Weed: I wouldn`t say that the approach of using authority figures is a bad thing in general. The use of doctors or celebrities has been around in brands forever. Using pieces of music which are famous and evoke emotion is good as well. In a world where brands will have to engage purely in a screen-less way, it will be very difficult for those that don`t make use of an audio identity to build brand equity over time. If I go back around 10 years, when I became Chief Marketing Officer of Unilever, we had brand positioning statements and we also established a brand key. It included everything you could imagine, for example all benefits and differentiators and so on. While I was in the role, I was increasingly interested in the role of purpose for brands.
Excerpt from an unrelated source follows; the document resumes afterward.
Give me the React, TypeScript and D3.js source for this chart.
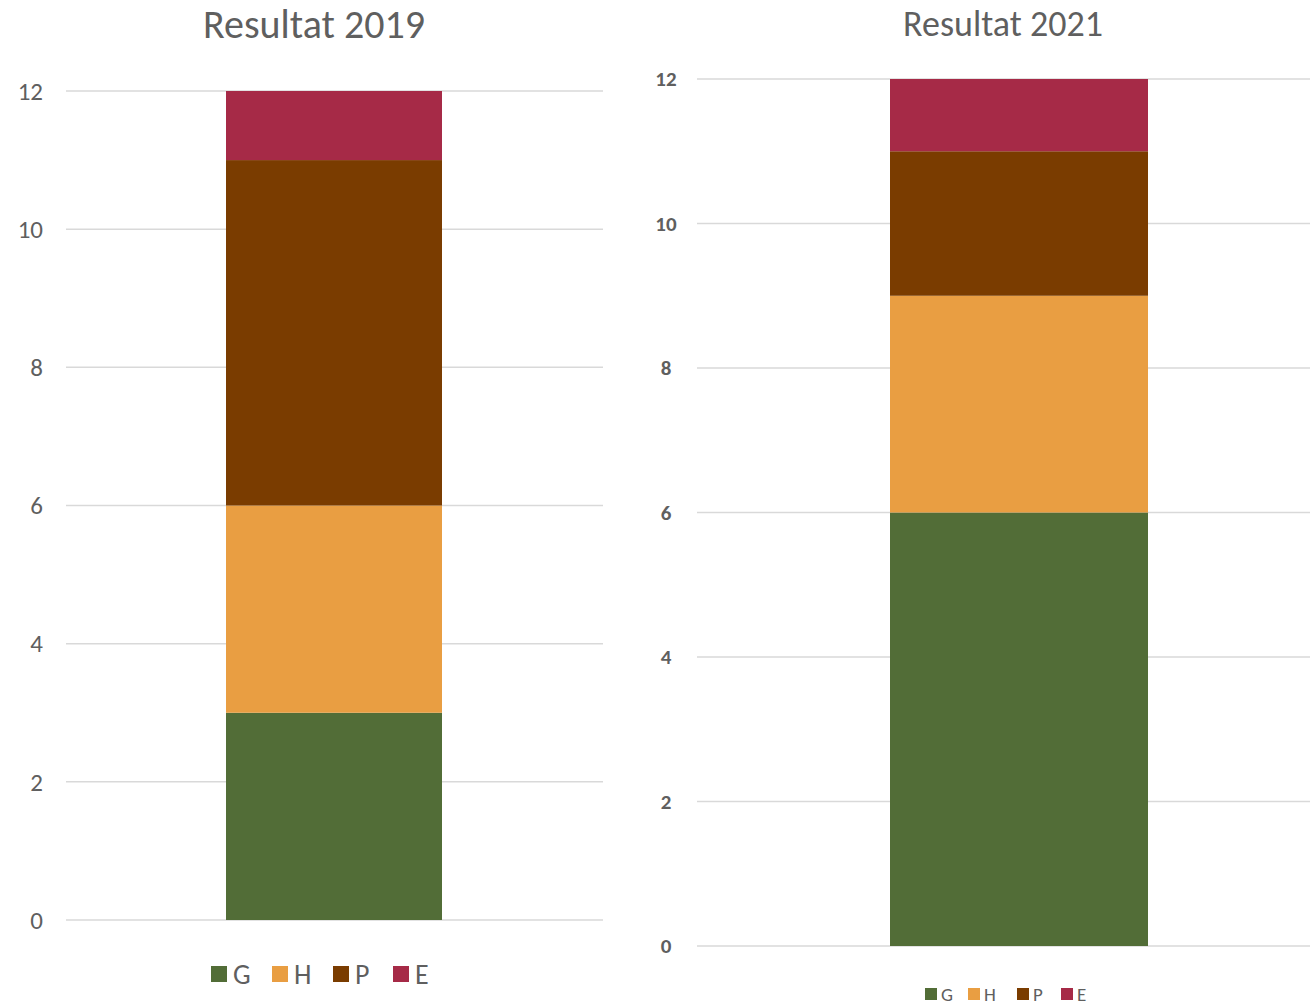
import React from "react";
import * as d3 from "d3";

const seriesKeys = ["G", "H", "P", "E"];
const seriesColors = ["#526D37", "#E99E42", "#7A3C00", "#A62A47"];
const values2019 = [3, 3, 5, 1];
const values2021 = [6, 3, 2, 1];
const tickValues = [0, 2, 4, 6, 8, 10, 12];
const titles = ["Resultat 2019", "Resultat 2021"];

const FONT = "Carlito, 'Liberation Sans Narrow', Lato, 'Open Sans', sans-serif";

type PanelCfg = {
  title: string;
  values: number[];
  titleX: number; titleY: number; titleSize: number;
  gridX0: number; gridX1: number;
  yTop: number; yBottom: number;
  barX0: number; barX1: number;
  tickX: number; tickAnchor: string; tickSize: number; tickWeight: number;
  legendY: number; legendX: number[]; legendSq: number; legendSize: number; legendGap: number;
};

function Panel({ c }: { c: PanelCfg }) {
  const y = d3.scaleLinear().domain([0, 12]).range([c.yBottom, c.yTop]);
  const x = d3.scaleBand().domain(["a"]).range([c.barX0, c.barX1]).padding(0);
  const row: any = { cat: "a" };
  seriesKeys.forEach((k, i) => (row[k] = c.values[i]));
  const stacked = d3.stack().keys(seriesKeys)([row]);
  return (
    <g>
      <text x={c.titleX} y={c.titleY} textAnchor="middle" fontSize={c.titleSize} fill="#5f5f5f" fontFamily={FONT}>{c.title}</text>
      {tickValues.map((t) => (
        <g key={t}>
          <line x1={c.gridX0} x2={c.gridX1} y1={y(t)} y2={y(t)} stroke="#d9d9d9" strokeWidth={1.5} />
          <text x={c.tickX} y={y(t)} dy="0.35em" textAnchor={c.tickAnchor as any} fontSize={c.tickSize} fontWeight={c.tickWeight} fill="#5f5f5f" fontFamily={FONT}>{t}</text>
        </g>
      ))}
      {stacked.map((s, i) => (
        <rect key={s.key} x={x("a")} width={x.bandwidth()} y={y(s[0][1])} height={y(s[0][0]) - y(s[0][1])} fill={seriesColors[i]} />
      ))}
      {seriesKeys.map((k, i) => (
        <g key={k}>
          <rect x={c.legendX[i]} y={c.legendY - c.legendSq / 2} width={c.legendSq} height={c.legendSq} fill={seriesColors[i]} />
          <text x={c.legendX[i] + c.legendSq + c.legendGap} y={c.legendY} dy="0.36em" fontSize={c.legendSize} fill="#5f5f5f" fontFamily={FONT}>{k}</text>
        </g>
      ))}
    </g>
  );
}

export default function App() {
  const left: PanelCfg = {
    title: titles[0], values: values2019,
    titleX: 314, titleY: 38, titleSize: 40,
    gridX0: 66, gridX1: 603, yTop: 91, yBottom: 920,
    barX0: 226, barX1: 442,
    tickX: 43, tickAnchor: "end", tickSize: 25, tickWeight: 400,
    legendY: 974, legendX: [211, 272, 333, 393], legendSq: 16, legendSize: 28, legendGap: 6,
  };
  const right: PanelCfg = {
    title: titles[1], values: values2021,
    titleX: 1003, titleY: 36, titleSize: 36,
    gridX0: 697, gridX1: 1310, yTop: 79, yBottom: 946,
    barX0: 890, barX1: 1148,
    tickX: 666, tickAnchor: "middle", tickSize: 21, tickWeight: 600,
    legendY: 994, legendX: [925, 968, 1017, 1061], legendSq: 12, legendSize: 19, legendGap: 4,
  };
  return (
    <div style={{ position: "absolute", left: 0, top: 0 }}>
      <svg width={1310} height={1006} style={{ display: "block", background: "#fff" }}>
        <Panel c={left} />
        <Panel c={right} />
      </svg>
    </div>
  );
}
In the beginning, marketing was a noble thing as it was about serving people. If you served people in the society better than the alternative, better than the competition, your market share grew. Later on, brands were just about selling more stuff, no matter how. Coming back to the thought, particularly in a challenged world, of what a brand is and how it serves people, society and the world, we started to implement brand purpose into each of our brands.
This changed the whole brand key. Until then, there were lots of things captured only around visuals. In recent time, we have started to add voice and sound into that as well.
Reese: There is a lot of power in music and sound for brands. Yet, only a small fraction of the budget is shifted to this side.
Weed: I certainly agree on the power of music and you are definitely right that only a very small part of the budget goes in this direction. I would also say that there needs to be some kind of architecture that makes the brand recognizable and relatable. We need to be able to create a consistent brand experience and music should play an increasing part in that.
“If you can innovate your brand, you can stay relevant over time. The reason why many brands are getting nervous is because they do have a visual identity, but they are missing a sound identity.”
Reese: Why did that happen so late?
Weed: We clearly weren`t clever enough. 20 years ago, you probably had the era of jingles. That means there was some kind of audio strategy, but it was just not holistic.
Reese: In those days, communication was one-directional. Our communication with customers is completely different nowadays.
Weed: The difference between then to now is, that we need to think about sound without any visuals. That goes back to the radio era, in which brands also needed to find a way to engage with their customers only through sound. Concerning audio branding, there are a lot of brands that are starting to think about it now, because the whole system is changing, and brands need to be able to keep up with this change.
Reese: The process around music needs innovation, don`t you think?
Weed: There is definitely a problem with the process we are currently following. If you want to get to the future, first you need to have a point of view of the future. You don`t necessarily have to be right, but you have to have enough views of potential trends. What you are trying to do as an innovator, is discover new things and follow them, to make them your own. If you can innovate your brand, you can stay relevant over time. The reason why many brands are getting nervous is because they do have a visual identity, but they are missing a sound identity. I also believe that in an increasingly challenging world, the notion of trust plays a much bigger part. A brand without trust is just a product. And an advertisement without trust is just noise. When a brand is thinking about how it represents itself going forward, they have to think about the things that create trust. One of them is definitely the right audio strategy.
“A brand without trust is just a product.”